The archaeological study will focus on the west and south face of the Canada Building and south face of the West Annex and Progress Building, according to the article. The piece states that the dig would take place in the Western Fair parking lots that border King and Dundas streets, which is the site of the former St. Paul’s Anglican cemetery.
An overview of the layout at the Western Fair District, where the Canada Building, West Annex and Progress Building are some of the highlighted structures.
While citing public information made available by from Timmins Martelle Heritage Consultants, The London Free Press has explained that bodies were removed from the old St. Paul’s cemetery and a neighbouring Methodist cemetery over a five-year span in the in the late 1800s. The bodies were removed due to fears of contamination from cholera. The consultants have also stated that, according to records, at least part of the marked cemetery was intentionally left behind. Timmins Martelle Heritage Consultants will be conducting the archaeological study at the fairgrounds.

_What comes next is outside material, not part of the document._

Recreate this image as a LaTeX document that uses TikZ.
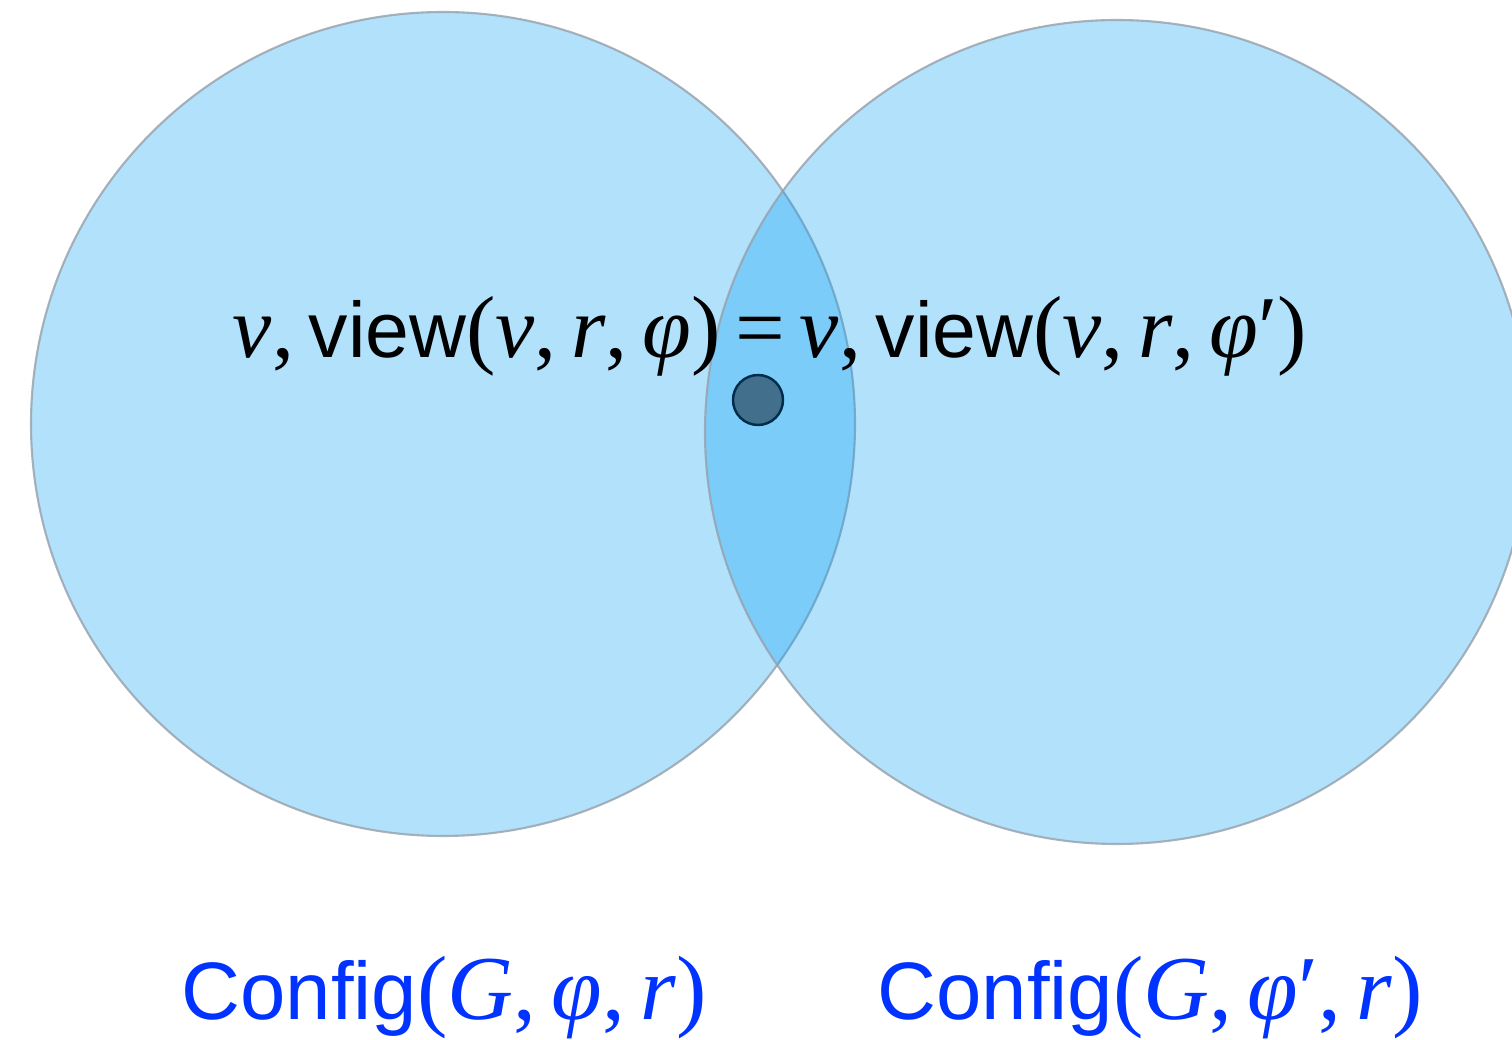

A map of London, Ont. from 1879 features the locations of cemeteries that are at the current site of the Western Fair District. To view a large version of the map, click here. (Image courtesy Derek Ruttan/The London Free Press/Postmedia Network).
Local historian Joseph O’Neil has told The London Free Press that he is “99 per cent convinced that they will find something there.” O’Neil also cited the 2004 discovery of graves while the Agriplex was being built on the fairgrounds.
While speaking with the CBC, Timmins Martell Heritage Consultants’ manager of planning and business development, Jim Sherratt, stated that the archaeological study will be focused "just around the edges of the [Canada Building], where they're looking at either demolishing that building … or making some changes to it. So we'll be working around the periphery."
Sherratt went on to tell the CBC that the cemetery, which was closed in the 1880s, ran from Dundas and Rectory streets down to Florence. "As part of that closure they took six years to move bodies over to the Woodland Cemetery on the other side of the city,” said Sherratt, “but we know from our experience in different parts of London and other cities that often there are burials left behind. So there may be a few that you find underneath the parking lot."
The study, which is expected to take a few weeks, is expected to begin at some point in the late spring or early summer. It is also expected that the parking lot will be repaved after the conclusion of the study.